Bat Ear Correction
‘Otoplasty’ is a procedure designed to correct deformed or protruding ears by first correcting the shape (if necessary) and then aligning the ears closer to the head. The surgery can be applied to children as young as six years of age.
A local anaesthetic is usually used to correct a deformed or protruding ear, although general anaesthesia is preferred for children. An oval-shaped incision is made in the crease behind the ear, before removing some skin to expose the cartilage. The folds of the ear (the helix and the anti-helix) are then reshaped. Sutures are most commonly used to support the cartilage and realign the top of the ear closer to the head. The next step involves setting the entire ear closer to the head by weakening some of the cartilage by making a series of incisions into the cartilage and suturing into the new position. The incisions are then closed and the ears are covered with a dressing. An otoplasty patient should be able to return home the same day. Bandages will be replaced with a lighter dressing a few days post surgery and external stitches will be removed within a week.
Risks and Complications
As with any plastic surgery, otoplasty does carry (minimal) risk. Complications include:
- hematoma (localised swelling caused by accumulation of blood in the ear cartilage, requiring removal). The risk during otoplasty is considered low
- infection in the ear cartilage
- keloid development (a thick scar that grows larger than the original scar). The risk is more prevalent among African-Americans
- overcorrection of the ears, positioning them too close to the head
- suture loosening, which may cause the ear to return to its original position.
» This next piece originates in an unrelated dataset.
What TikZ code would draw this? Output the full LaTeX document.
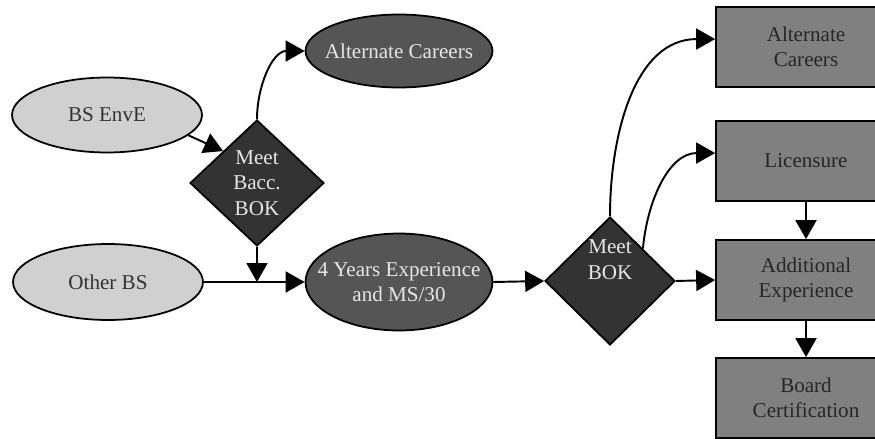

Standard hospital procedure requires that your surgeon perform laboratory investigations and/or diagnostic examinations to ensure that you are fit for surgery, prior to hospital admission and surgery.
Time required: One to two hours
Anaesthesia: Local with sedation, or general anaesthesia
- Throbbing & aching to ears
Back to school/work: Children within seven days and adults within five to seven days
More strenuous activity: Avoid for one month or more
Final appearance: One week
Note: This information acts as a guide to your possible treatment. Your individual concerns and specific medical history will need to be shared and discussed with your surgeon during your initial consultation.